An opposition senator has suggested that the Vincentian diaspora be allowed to vote in general elections in St. Vincent and the Grenadines.
Kay Bacchus-Baptiste, a lawyer, made the suggestion at a town hall meeting held by her New Democratic Party in Brooklyn on Sunday.
It was her first major political speech since she was appointed a senator for the NDP, which is in opposition, last month.
She was at the time discussing electoral reform at the town hall meeting, which was also attended by NDP president and leader of the opposition, Godwin Friday, and Shirlan “Zita” Barnwell, who is also an opposition senator.
“I haven’t even discussed this one with the leader but I think the time has come for the diaspora to vote. What yo’ say? What yo’ say? We need electoral reform,” said Bacchus-Baptiste, a lawyer.
“It will not be easy, it would not happen for the next election, but listen to this, you know that Nigerians –Nigerians who just live for six months in St. Vincent can vote and you can’t? Is that fair?”
The laws of SVG allow Nigerians and other commonwealth nationals who have lived in a single constituency in SVG ahead of an election can register to vote in that election.
However, Vincentians who have not returned to their country for five consecutive years before an election are not permitted to cast a ballot in that election.
But Bacchus Baptiste said it is time for this to change.
“… because you prop Vincentians up, you love your country, that is why you are even having a town hall meeting here, and the several that you have had. So I think we should look at reforming our electoral laws to somehow allowing the diaspora to vote,” she said.
Among her suggestions for election reform was the removal of the embattled Sylvia Findlay from the post of Supervisor of Elections.
Findlay was elections chief during the 2015 general election, the result of which the NDP is challenging with two petitions, which are currently before the court.
“I do not think we should ever go back into an election with Sylvia Findlay as the supervisor of Elections. I think she has demonstrated her incompetence,” said Bacchus-Baptiste, a member of the NDP’s legal team that is challenging the petitions.
She also called for the abolition of the 15-day special registration period, which she said “is very dangerous because statistics show, and this is from a report of Sylvia Findlay herself, — that during that 15-day period, it is very onerous on the Electoral office, and it’s not new voters.”
He said that Prime Minister Ralph Gonsalves has said that the purpose for this is that last-minute voters who just turn 18 can register.

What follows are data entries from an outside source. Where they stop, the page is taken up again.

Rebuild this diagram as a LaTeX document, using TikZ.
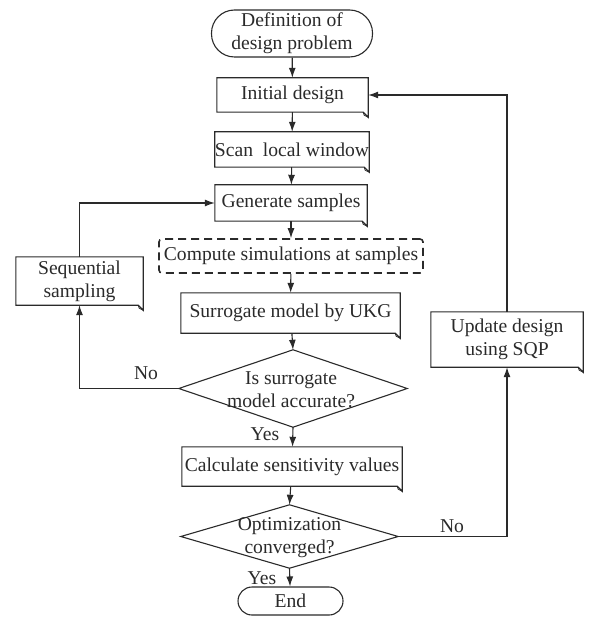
\documentclass[tikz,border=0pt]{standalone}
\usepackage{fontspec}
\setmainfont{Liberation Serif}
\usetikzlibrary{arrows.meta}
\definecolor{ink}{HTML}{2A2A2A}
\tikzset{
  x=1pt,y=-1pt,
  every node/.style={font=\fontsize{19.6}{23}\selectfont, text=ink, inner sep=0pt, align=center},
  term/.style={draw=ink, line width=1.1pt, rounded corners=13pt},
  conn/.style={draw=ink, line width=1.1pt},
  arr/.style={conn, -{Latex[length=10pt,width=7pt]}},
  lbl/.style={font=\fontsize{19.6}{23}\selectfont},
}
\begin{document}
\begin{tikzpicture}
\useasboundingbox (0,0) rectangle (590,617);
% terminals
\node[term, rounded corners=23pt, minimum width=161pt, minimum height=47pt] (start) at (292,33.5) {Definition of\\design problem};
\node[term, rounded corners=14pt, minimum width=105pt, minimum height=28pt] (end) at (290.5,601) {End};
% process boxes
\node[minimum width=151pt, minimum height=34pt] (init) at (292.5,95) {Initial design};
\node[minimum width=150pt, minimum height=35pt] (scan) at (292,149.5) {Scan\ \ local window};
\node[minimum width=152pt, minimum height=36pt] (gen) at (291,203) {Generate samples};
\node[draw=ink, line width=1.6pt, dash pattern=on 8pt off 5pt, rounded corners=3pt, minimum width=264pt, minimum height=34pt] (comp) at (291,256) {Compute simulations at samples};
\node[minimum width=219pt, minimum height=40pt] (surr) at (290.5,313) {Surrogate model by UKG};
\node[minimum width=127pt, minimum height=48pt] (seq) at (79.5,281) {Sequential\\sampling};
\node[minimum width=220pt, minimum height=39pt] (calc) at (292,466.5) {Calculate sensitivity values};
\node[minimum width=152pt, minimum height=55pt] (upd) at (507,339.5) {Update design\\using SQP};
% decision shapes
\node[minimum width=228pt, minimum height=77pt] (d1) at (293,388.5) {};
\node at (291,390) {Is surrogate\\model accurate?};
\node[minimum width=217pt, minimum height=63pt] (d2) at (289.5,536.5) {};
\node at (289.5,538) {Optimization\\converged?};
\foreach \d in {d1,d2}{
  \draw[conn] (\d.north) -- (\d.east) -- (\d.south) -- (\d.west) -- cycle;
}
% folded-corner boxes
\foreach \n in {init,scan,gen,surr,seq,calc,upd}{
  \draw[conn, line join=miter] (\n.north west) -- (\n.north east) -- ([yshift=-5pt]\n.south east)
     -- ([xshift=-5pt]\n.south east) -- (\n.south west) -- cycle;
  \draw[draw=ink, line width=0.8pt] ([yshift=-5pt]\n.south east) -- ([xshift=-4pt,yshift=-3pt]\n.south east) -- ([xshift=-5pt]\n.south east);
}
% main flow
\draw[arr] (start) -- (init);
\draw[arr] (init) -- (scan);
\draw[arr] (scan) -- (gen);
\draw[arr] (gen) -- (comp);
\draw[arr] (comp) -- (surr);
\draw[arr] (surr) -- (d1.north);
\draw[arr] (d1.south) -- (calc);
\draw[arr] (calc) -- (d2.north);
\draw[arr] (d2.south) -- (end);
% loops
\draw[arr] (d1.west) -| (seq.south);
\draw[arr] (seq.north) |- (gen.west);
\draw[arr] (d2.east) -| (upd.south);
\draw[arr] (upd.north) |- (init.east);
% labels
\node[lbl] at (146,373) {No};
\node[lbl] at (265,434) {Yes};
\node[lbl] at (262,578) {Yes};
\node[lbl] at (452,526) {No};
\end{tikzpicture}
\end{document}
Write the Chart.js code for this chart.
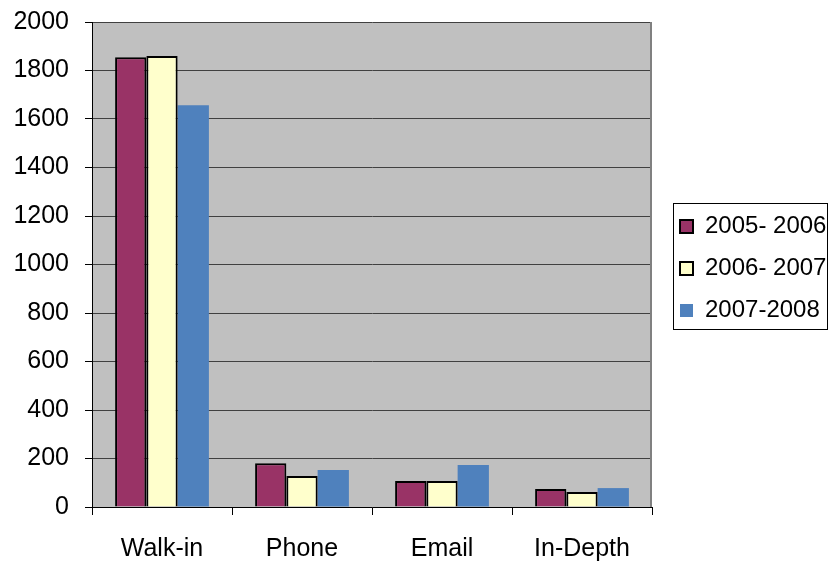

“That’s not what the statistics show. The statistics show that it is mainly transfer voters that make use of that 15-day period. This is when you can transfer voters from a strong constituency to gerrymander into a weaker constituency. It’s a dangerous period. And what is more, it is too late for the opposition to check the list,” Bacchus-Baptiste said.

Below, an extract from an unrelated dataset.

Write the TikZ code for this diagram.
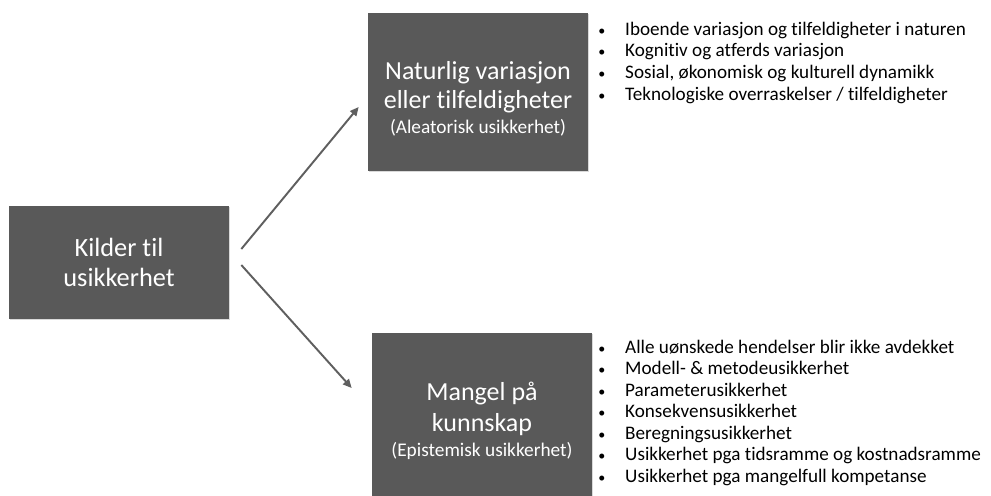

In its report on the Dec. 9, 2015 general elections, the Commonwealth observer team said it believes that “the 15-day special voter registration period does not allow adequate time for political parties, voters and concerned stakeholders to scrutinise the voters’ list, and make objections and appeals”.

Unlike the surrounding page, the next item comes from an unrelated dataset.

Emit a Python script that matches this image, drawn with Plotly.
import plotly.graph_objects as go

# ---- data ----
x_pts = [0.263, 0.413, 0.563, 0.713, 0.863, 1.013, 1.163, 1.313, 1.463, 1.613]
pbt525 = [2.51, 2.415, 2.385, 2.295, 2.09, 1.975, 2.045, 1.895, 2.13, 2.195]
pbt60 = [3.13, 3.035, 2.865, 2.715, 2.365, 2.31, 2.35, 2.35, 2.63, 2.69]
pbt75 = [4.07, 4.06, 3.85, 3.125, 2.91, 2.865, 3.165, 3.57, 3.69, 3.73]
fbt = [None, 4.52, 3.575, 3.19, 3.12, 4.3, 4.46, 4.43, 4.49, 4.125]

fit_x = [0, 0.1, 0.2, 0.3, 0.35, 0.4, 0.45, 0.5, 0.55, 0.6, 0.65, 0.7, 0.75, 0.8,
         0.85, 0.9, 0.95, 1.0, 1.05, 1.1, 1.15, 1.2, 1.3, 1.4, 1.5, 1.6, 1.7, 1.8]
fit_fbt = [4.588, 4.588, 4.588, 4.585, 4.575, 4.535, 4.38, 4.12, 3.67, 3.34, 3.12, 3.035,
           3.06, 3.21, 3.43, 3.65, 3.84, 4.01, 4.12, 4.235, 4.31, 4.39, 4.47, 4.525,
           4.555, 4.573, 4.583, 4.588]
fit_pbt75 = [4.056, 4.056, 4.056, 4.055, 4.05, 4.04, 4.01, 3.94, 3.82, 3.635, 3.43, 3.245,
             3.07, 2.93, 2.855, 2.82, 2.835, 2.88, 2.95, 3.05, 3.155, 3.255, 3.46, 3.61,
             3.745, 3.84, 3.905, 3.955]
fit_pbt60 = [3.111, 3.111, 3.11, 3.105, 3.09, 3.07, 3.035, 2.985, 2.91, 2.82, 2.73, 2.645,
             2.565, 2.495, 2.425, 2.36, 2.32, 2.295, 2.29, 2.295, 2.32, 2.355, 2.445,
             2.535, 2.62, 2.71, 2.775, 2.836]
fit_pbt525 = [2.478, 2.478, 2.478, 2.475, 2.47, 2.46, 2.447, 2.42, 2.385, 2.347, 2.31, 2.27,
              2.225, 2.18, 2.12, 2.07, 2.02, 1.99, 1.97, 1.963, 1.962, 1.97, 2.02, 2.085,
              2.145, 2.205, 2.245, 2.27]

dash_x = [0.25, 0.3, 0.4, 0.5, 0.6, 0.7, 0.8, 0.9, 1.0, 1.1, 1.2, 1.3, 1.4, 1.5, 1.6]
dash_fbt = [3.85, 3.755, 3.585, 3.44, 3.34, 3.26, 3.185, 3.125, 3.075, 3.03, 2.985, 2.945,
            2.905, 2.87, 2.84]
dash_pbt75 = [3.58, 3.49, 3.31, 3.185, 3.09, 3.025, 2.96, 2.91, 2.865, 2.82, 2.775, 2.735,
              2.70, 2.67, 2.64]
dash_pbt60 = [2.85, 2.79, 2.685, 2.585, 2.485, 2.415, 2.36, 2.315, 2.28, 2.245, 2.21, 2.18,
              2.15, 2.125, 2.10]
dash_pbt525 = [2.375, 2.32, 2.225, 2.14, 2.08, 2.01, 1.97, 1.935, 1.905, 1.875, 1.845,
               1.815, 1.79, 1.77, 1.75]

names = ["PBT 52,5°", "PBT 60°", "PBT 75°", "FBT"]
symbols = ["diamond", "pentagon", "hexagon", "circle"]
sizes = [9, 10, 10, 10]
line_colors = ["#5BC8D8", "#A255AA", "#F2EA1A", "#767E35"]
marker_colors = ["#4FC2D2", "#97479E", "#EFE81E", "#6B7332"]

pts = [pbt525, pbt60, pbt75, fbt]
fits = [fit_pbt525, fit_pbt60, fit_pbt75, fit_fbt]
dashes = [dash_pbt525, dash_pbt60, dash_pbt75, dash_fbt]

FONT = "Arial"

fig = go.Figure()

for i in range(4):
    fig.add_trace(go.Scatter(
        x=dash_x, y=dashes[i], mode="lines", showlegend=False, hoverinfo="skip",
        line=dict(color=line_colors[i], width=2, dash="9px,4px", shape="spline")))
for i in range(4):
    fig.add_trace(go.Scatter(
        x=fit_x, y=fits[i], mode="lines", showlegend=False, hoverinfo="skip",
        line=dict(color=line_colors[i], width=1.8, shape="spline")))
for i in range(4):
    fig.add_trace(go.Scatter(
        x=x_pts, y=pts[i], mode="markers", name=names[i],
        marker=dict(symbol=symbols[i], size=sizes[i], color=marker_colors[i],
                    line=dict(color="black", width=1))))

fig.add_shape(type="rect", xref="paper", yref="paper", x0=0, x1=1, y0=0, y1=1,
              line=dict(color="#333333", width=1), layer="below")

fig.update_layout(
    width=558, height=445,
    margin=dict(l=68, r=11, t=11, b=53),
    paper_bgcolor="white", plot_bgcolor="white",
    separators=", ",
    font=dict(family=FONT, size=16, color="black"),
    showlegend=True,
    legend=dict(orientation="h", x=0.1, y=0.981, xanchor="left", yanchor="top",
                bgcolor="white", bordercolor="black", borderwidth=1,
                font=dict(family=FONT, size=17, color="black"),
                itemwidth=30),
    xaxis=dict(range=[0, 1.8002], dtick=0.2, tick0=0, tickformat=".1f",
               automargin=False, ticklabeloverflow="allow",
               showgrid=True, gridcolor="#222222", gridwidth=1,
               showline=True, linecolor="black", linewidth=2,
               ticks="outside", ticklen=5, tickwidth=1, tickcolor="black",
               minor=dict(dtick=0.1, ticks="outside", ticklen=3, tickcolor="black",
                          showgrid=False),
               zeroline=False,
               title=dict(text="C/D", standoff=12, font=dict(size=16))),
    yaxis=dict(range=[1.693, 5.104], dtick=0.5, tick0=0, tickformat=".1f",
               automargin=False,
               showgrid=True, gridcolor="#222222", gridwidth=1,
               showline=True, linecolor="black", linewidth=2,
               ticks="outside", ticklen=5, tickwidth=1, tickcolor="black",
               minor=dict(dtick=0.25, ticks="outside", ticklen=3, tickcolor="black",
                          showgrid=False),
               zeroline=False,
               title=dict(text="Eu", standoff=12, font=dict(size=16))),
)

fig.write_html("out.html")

The National Monitoring and Consultative Mechanism, a local body, also expressed concerns about the period, saying, that this period “leaves room for discrepancies in the registration”.
“This period saw a heightened registration of persons also with increased transfers. Some registering officers had to work way beyond scheduled times in an effort to accommodate those wishing to be registered or transferred,” the NMCM said.
Bacchus-Baptiste told the town hall meeting that during the last election, NDP agents had one voter’s list and the ULP agents had another.
“How could that be? So even when they gave us a list and we would check it to see who was on that list, you turn up on election day and the official list and the one which the ULP agents had had more voters on it. This is what happened in our election. So we have a lot to do to ensure that this must not happen again, that we must have free and safe elections in St. Vincent,” she said.